Later, we were all to learn that Marto never had money to throw a stag night. Therefore, he linked up with a buddy who let him ‘borrow’ the godown (Marto told him he had cargo to keep). He then went to see Muthemba, who recommended the same quick and dirty designer who designed Magegania bar. And since he didn’t have money to buy crates of beer, he asked for Muthemba’s help and together they mixed up a punch that would make guys forget about asking for pints. A punch that contained the Magegania Bridge Racer.

With this he didn’t need to buy pints, he didn’t need to hire waiters and strippers. Plus he had borrowed the music system for only half an hour. He claims he got a good deal.

No one lasted 15 minutes. The only guy who had the pleasure of enjoying the stag night the longest was some guy who was as hard as Marto. He lasted 14 minutes.

Then this is the part, where we had to forget our plight and clap for Marto for his ingenuity.

Marto reasoned that, since he can’t carry all this guys on his shoulder, the cops would do it.

He called the cops and reported that some drunkards were causing chaos at some go-down in inda. The cops came in a Land Rover but after seeing the number of ‘bodies’ had to call for the lorry. We were all packed into the lorry and shipped direct to Inda police station to sober up. Some unfortunate ones who blacked out stone cold were being ferried to the mortuary, when one woke up in a drunken sleep walk. So they redirected the lorry to Kilimani.
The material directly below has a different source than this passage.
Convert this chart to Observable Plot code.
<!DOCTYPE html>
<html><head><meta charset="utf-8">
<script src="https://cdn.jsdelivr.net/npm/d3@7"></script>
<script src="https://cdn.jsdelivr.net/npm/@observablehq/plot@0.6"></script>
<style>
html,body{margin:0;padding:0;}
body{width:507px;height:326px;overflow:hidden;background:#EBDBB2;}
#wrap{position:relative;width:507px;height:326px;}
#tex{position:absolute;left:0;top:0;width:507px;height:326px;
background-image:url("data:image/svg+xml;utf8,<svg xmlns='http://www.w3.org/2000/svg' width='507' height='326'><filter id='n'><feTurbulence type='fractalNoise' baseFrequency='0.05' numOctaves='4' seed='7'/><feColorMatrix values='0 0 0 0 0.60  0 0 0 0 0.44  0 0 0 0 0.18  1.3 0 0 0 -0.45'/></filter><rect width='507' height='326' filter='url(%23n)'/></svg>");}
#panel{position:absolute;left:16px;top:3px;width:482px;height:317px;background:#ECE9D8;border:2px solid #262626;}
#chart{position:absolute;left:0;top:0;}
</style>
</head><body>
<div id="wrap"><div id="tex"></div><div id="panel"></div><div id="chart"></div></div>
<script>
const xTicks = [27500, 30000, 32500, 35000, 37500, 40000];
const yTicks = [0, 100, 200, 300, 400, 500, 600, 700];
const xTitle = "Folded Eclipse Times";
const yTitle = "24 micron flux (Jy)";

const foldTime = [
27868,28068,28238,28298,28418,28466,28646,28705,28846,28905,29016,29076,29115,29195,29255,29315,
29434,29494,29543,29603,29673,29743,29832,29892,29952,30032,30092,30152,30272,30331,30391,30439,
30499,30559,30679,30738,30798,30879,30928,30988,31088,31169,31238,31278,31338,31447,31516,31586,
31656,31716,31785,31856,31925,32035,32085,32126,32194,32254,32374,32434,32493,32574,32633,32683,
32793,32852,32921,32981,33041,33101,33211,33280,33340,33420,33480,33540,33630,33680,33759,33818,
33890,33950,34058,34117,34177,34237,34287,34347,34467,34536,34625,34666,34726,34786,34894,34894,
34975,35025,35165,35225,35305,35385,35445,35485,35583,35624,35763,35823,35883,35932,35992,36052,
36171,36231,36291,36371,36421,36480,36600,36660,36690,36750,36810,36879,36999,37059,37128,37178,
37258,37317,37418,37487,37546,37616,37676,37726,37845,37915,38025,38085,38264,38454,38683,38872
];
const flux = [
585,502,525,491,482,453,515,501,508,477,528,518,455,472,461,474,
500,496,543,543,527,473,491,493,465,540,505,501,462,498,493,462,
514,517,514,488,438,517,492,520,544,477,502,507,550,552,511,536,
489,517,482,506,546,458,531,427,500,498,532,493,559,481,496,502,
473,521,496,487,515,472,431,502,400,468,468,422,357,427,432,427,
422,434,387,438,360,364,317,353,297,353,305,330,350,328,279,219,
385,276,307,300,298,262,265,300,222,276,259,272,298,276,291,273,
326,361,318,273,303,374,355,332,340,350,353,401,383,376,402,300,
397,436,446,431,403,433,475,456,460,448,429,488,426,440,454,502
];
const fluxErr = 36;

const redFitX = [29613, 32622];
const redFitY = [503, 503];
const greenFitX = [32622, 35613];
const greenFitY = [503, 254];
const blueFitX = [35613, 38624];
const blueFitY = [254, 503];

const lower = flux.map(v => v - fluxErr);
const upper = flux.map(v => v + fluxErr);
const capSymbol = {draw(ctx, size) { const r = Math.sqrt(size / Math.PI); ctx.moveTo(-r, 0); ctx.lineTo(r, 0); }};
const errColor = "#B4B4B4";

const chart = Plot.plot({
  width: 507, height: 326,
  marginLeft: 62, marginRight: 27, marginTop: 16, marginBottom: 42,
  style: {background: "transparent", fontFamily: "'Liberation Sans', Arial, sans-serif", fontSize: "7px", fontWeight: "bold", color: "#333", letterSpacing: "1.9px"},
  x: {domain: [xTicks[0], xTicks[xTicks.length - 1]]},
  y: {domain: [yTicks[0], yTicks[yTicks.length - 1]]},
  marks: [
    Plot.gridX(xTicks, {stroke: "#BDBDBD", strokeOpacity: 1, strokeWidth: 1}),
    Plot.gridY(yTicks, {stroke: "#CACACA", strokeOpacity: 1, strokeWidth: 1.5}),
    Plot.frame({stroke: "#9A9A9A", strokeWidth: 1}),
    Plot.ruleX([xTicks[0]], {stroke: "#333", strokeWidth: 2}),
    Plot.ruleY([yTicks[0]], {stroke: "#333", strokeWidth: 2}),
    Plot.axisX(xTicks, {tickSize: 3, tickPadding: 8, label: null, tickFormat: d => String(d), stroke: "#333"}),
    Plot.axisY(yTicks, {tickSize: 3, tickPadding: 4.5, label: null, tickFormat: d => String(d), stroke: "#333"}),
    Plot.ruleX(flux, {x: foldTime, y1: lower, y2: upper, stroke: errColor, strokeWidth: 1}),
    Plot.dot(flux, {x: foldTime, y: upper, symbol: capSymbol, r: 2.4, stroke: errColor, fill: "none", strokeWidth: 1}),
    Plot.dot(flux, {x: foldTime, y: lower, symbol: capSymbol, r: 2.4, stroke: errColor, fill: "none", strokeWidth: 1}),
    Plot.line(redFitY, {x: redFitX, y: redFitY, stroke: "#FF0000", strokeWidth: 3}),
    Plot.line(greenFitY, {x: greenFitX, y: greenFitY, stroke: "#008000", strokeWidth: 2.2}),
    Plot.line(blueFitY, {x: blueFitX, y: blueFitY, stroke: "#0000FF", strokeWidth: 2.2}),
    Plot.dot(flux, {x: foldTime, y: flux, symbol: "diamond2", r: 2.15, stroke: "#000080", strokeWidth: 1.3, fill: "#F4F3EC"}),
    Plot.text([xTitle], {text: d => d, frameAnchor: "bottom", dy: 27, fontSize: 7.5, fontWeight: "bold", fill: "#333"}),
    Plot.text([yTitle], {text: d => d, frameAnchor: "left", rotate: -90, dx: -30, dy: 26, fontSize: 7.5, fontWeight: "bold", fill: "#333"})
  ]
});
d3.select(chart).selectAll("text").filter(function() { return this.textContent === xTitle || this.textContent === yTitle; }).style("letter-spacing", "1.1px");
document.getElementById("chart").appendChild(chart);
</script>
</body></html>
Marto, showing a little bit of concern, got himself arrested so he could ‘baby-sit’ us in cell. A cell that was full of cell-mates who knew him and treated him like royalty.

(Marto’s bro did get married, but he almost had his license revoked coz he had a rap sheet. Marto never got to go for the wedding. The bride took out a restraining order, which was seconded, thirded…up to 50-ed, by everyone. I’ve deleted Marto’s number from my phone)

20 Comments:

  • At 7:01 AM, Blogger Unyc said…

    LMAO!!!!....am going 2 roll on the floor....
    Lol......that ws hilarious!!!

    Modoathii, u never dissapoint...Marto is one clever guy n a crook at that.
    Gd piece, gd piece!!

     
  • At 8:14 AM, Anonymous Anonymous said…
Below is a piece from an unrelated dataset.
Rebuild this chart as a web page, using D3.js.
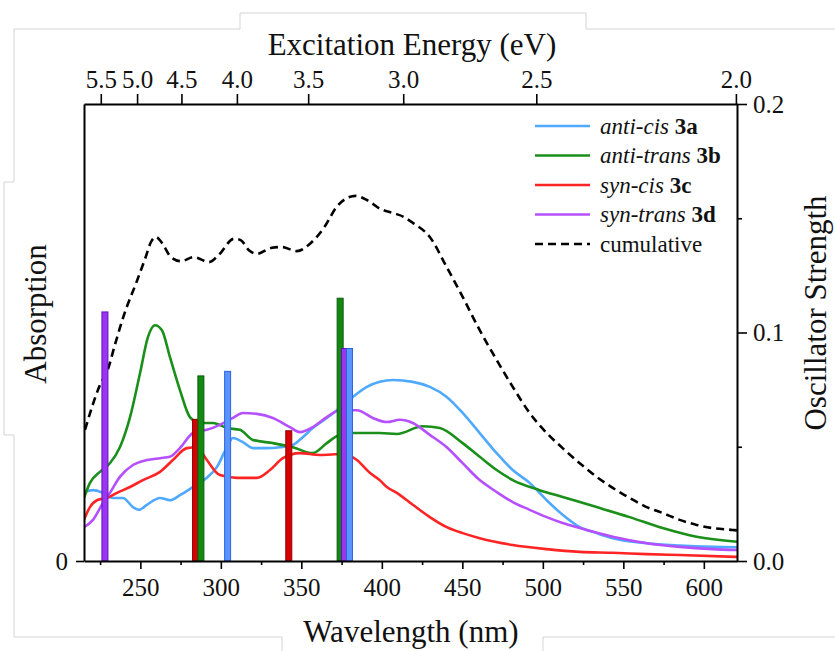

    Marto is one "clever" cat.... LMAO... whooo!

     
  • At 8:35 AM, Anonymous Anonymous said…

    Marto don't play!

     
  • At 8:56 AM, Blogger mama shady said…

    ive chekad!if this actualy happened...walala!tis surely funny!
    martos mind is one to be reckoned with!

     
  • At 9:33 AM, Blogger Princess said…

    This was absolutely hilarious!! Marto is nuts!!ROFLMAO!!

     
  • At 6:00 PM, Anonymous Anonymous said…

    advice, always avoid punch and keg. anything served out of a jar is sure way to chewing blackout. been there, chewed some.

     
  • At 10:15 PM, Blogger Jadekitten said…

    LOL mara 10....

    Genius, that Marto. Abso-friggin-lutely genius...

     
  • At 12:53 AM, Anonymous Anonymous said…
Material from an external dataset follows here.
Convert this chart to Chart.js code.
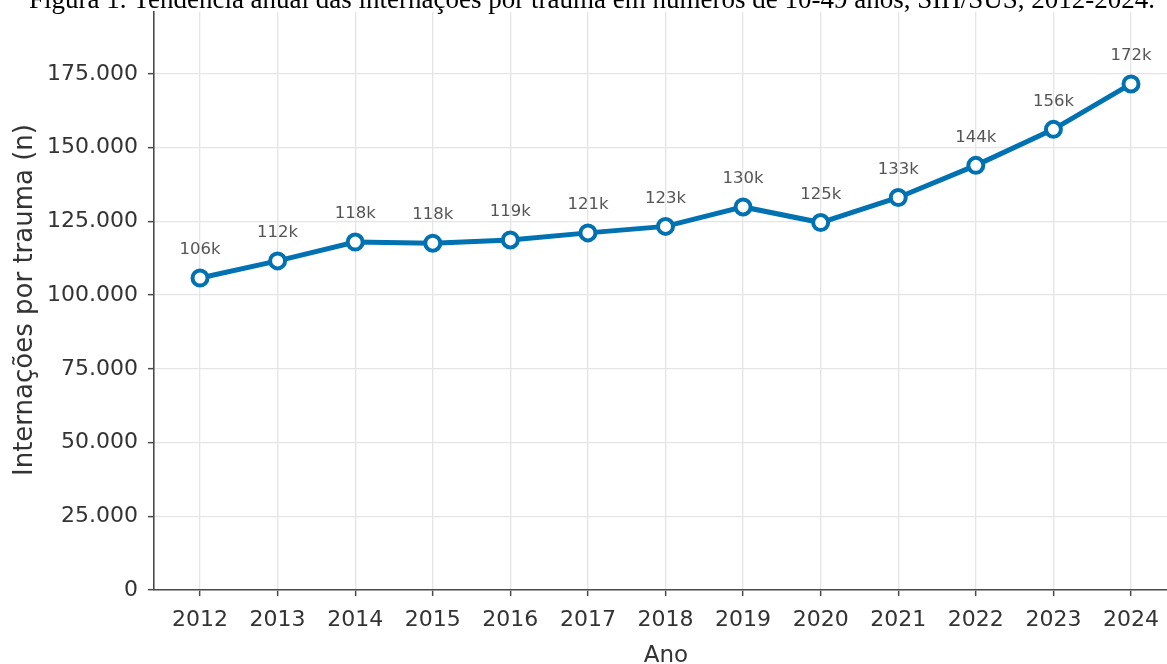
<!DOCTYPE html>
<html>
<head>
<meta charset="utf-8">
<script src="https://cdn.jsdelivr.net/npm/chart.js@4.4.0/dist/chart.umd.min.js"></script>
<style>
  html, body { margin: 0; padding: 0; background: #fff; }
  #wrap { width: 1167px; height: 664px; position: relative; }
</style>
</head>
<body>
<div id="wrap"><canvas id="chart" width="1167" height="664"></canvas></div>
<script>
// Data
const years = [2012, 2013, 2014, 2015, 2016, 2017, 2018, 2019, 2020, 2021, 2022, 2023, 2024];
const admissions = [105800, 111600, 118000, 117600, 118700, 121100, 123300, 129900, 124600, 133100, 144000, 156200, 171600];
const pointLabels = ['106k', '112k', '118k', '118k', '119k', '121k', '123k', '130k', '125k', '133k', '144k', '156k', '172k'];
const yTicks = [0, 25000, 50000, 75000, 100000, 125000, 150000, 175000];

const titleText = 'Figura 1. Tendência anual das internações por trauma em números de 10-49 anos, SIH/SUS, 2012-2024.';
const xTitle = 'Ano';
const yTitle = 'Internações por trauma (n)';
const lineBlue = '#0072b2';
const spineColor = '#4a4a4a';
const gridColor = '#e5e5e5';
const textColor = '#333333';

function formatThousands(v) {
    return String(v).replace(/\B(?=(\d{3})+(?!\d))/g, '.');
}

// value labels above each point
const valueLabels = {
    id: 'valueLabels',
    afterDatasetsDraw(chart) {
        const ctx = chart.ctx;
        const meta = chart.getDatasetMeta(0);
        ctx.save();
        ctx.font = '16.5px "DejaVu Sans"';
        ctx.fillStyle = '#555555';
        ctx.textAlign = 'center';
        ctx.textBaseline = 'middle';
        meta.data.forEach((pt, i) => {
            ctx.fillText(pointLabels[i], pt.x, pt.y - 28);
        });
        ctx.restore();
    }
};

// caption (partly cut at the top edge) and axis titles
const texts = {
    id: 'texts',
    afterDraw(chart) {
        const ctx = chart.ctx;
        const area = chart.chartArea;
        ctx.save();
        ctx.font = '27px "Liberation Serif"';
        ctx.fillStyle = '#000';
        ctx.textAlign = 'center';
        ctx.textBaseline = 'alphabetic';
        ctx.fillText(titleText, 592, 7.5);

        ctx.fillStyle = textColor;
        ctx.font = '23px "DejaVu Sans"';
        ctx.fillText(xTitle, 666, 662);

        ctx.font = '26px "DejaVu Sans"';
        ctx.translate(32, 300);
        ctx.rotate(-Math.PI / 2);
        ctx.fillText(yTitle, 0, 0);
        ctx.restore();
    }
};

new Chart(document.getElementById('chart'), {
    type: 'line',
    data: {
        datasets: [{
            data: years.map((y, i) => ({ x: y, y: admissions[i] })),
            borderColor: lineBlue,
            borderWidth: 5,
            pointRadius: 7.5,
            pointBorderWidth: 4,
            pointBackgroundColor: '#ffffff',
            pointBorderColor: lineBlue,
            tension: 0,
            clip: false
        }]
    },
    options: {
        responsive: false,
        animation: false,
        layout: { autoPadding: false, padding: { top: 12, right: 0, left: 0, bottom: 0 } },
        plugins: {
            legend: { display: false },
            tooltip: { enabled: false }
        },
        scales: {
            x: {
                type: 'linear',
                min: 2011.407,
                max: 2024.464,
                afterBuildTicks: scale => { scale.ticks = years.map(v => ({ value: v })); },
                afterFit: scale => {
                    scale.height = 74;
                    scale.paddingLeft = 0;
                    scale.paddingRight = 0;
                },
                ticks: {
                    callback: v => String(v),
                    color: textColor,
                    font: { family: 'DejaVu Sans', size: 22 },
                    padding: 11,
                    maxRotation: 0,
                    autoSkip: false
                },
                grid: { color: gridColor, lineWidth: 1.3, tickLength: 6, tickColor: spineColor, tickWidth: 1.5 },
                border: { color: spineColor, width: 1.6 }
            },
            y: {
                min: 0,
                max: 196000,
                afterBuildTicks: scale => { scale.ticks = yTicks.map(v => ({ value: v })); },
                afterFit: scale => {
                    scale.width = 154;
                    scale.paddingTop = 0;
                    scale.paddingBottom = 0;
                },
                ticks: {
                    callback: v => formatThousands(v),
                    color: textColor,
                    font: { family: 'DejaVu Sans', size: 22 },
                    padding: 10
                },
                grid: { color: gridColor, lineWidth: 1.3, tickLength: 6, tickColor: spineColor, tickWidth: 1.5 },
                border: { color: spineColor, width: 1.6 }
            }
        }
    },
    plugins: [valueLabels, texts]
});
</script>
</body>
</html>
    now that my birthday is coming up can we recreate this scene quite bugdet friendly LOL. Marto should write a book.

     
  • At 1:51 AM, Blogger Nakeel said…

    A guy you cracked me up.
    Ati babysitting in a cell LMAO.
    That guy is a crafty jerry

     
  • At 2:20 AM, Anonymous Anonymous said…

    LOOOOOOOOOOOOOOOOL, that Marto though a crook is a GENIUS. he had you all foooled..Keep his number you need him around to deal with your enemies. Trust me such a guy is better off as your friend than an enemy

     
  • At 2:44 AM, Blogger modoathii said…

    y'all don't know marto. he's one screwed up guy, i tell you. and ati i grew up with him. he still had his dramas, but we always said, he'd grow up. NEVER.

    @ 1/2....siwezi weka number yake. i'd rather he gets to me as an enemy than a friend. that way i'd expect it.

    @ bomseh, there's once i tried a punch from k-south, that takataka had jet fuel...we got HIGH enough.

    @ gish, unless you don't want another birthday.

    na bado.

     
  • At 6:12 AM, Blogger bantutu said…

    Ati Marto has a girl? LOL??!! Now thats rich! I agree 'ith manusu Eka namba yake ama uniwai! Jamaa nimecheka design ingine uncontrollable...Nice piece!

     
  • At 7:26 AM, Blogger Pea said…

    LOL... wewe, is this fiction? doesn't matter.. i'm on the floor..

     
  • At 11:22 AM, Blogger Sunny D said…

    Modoathii, this story is too crazy, let me read more about Marto, yenyewe losing his number is the best way to deal with this.

     
  • At 11:31 PM, Blogger zahara said…

    You're booze-kapades are so funny. I have not yet slept in cell but if i do, I hope you'll be there because I know it wouldn't be as traumatic as expected.

     
  • At 1:18 AM, Blogger Juju said…

    Modo ur storo had me in stitches!! btw, thanks for dropping by.

     
  • At 7:46 AM, Anonymous Anonymous said…

    Damn this was some good ish!Reminds me of some nights I need to share!

     
  • At 1:42 AM, Blogger Prousette said…

    Ngai fafa some people are extremely un-clever. This marto needs to be in chains! LOL!!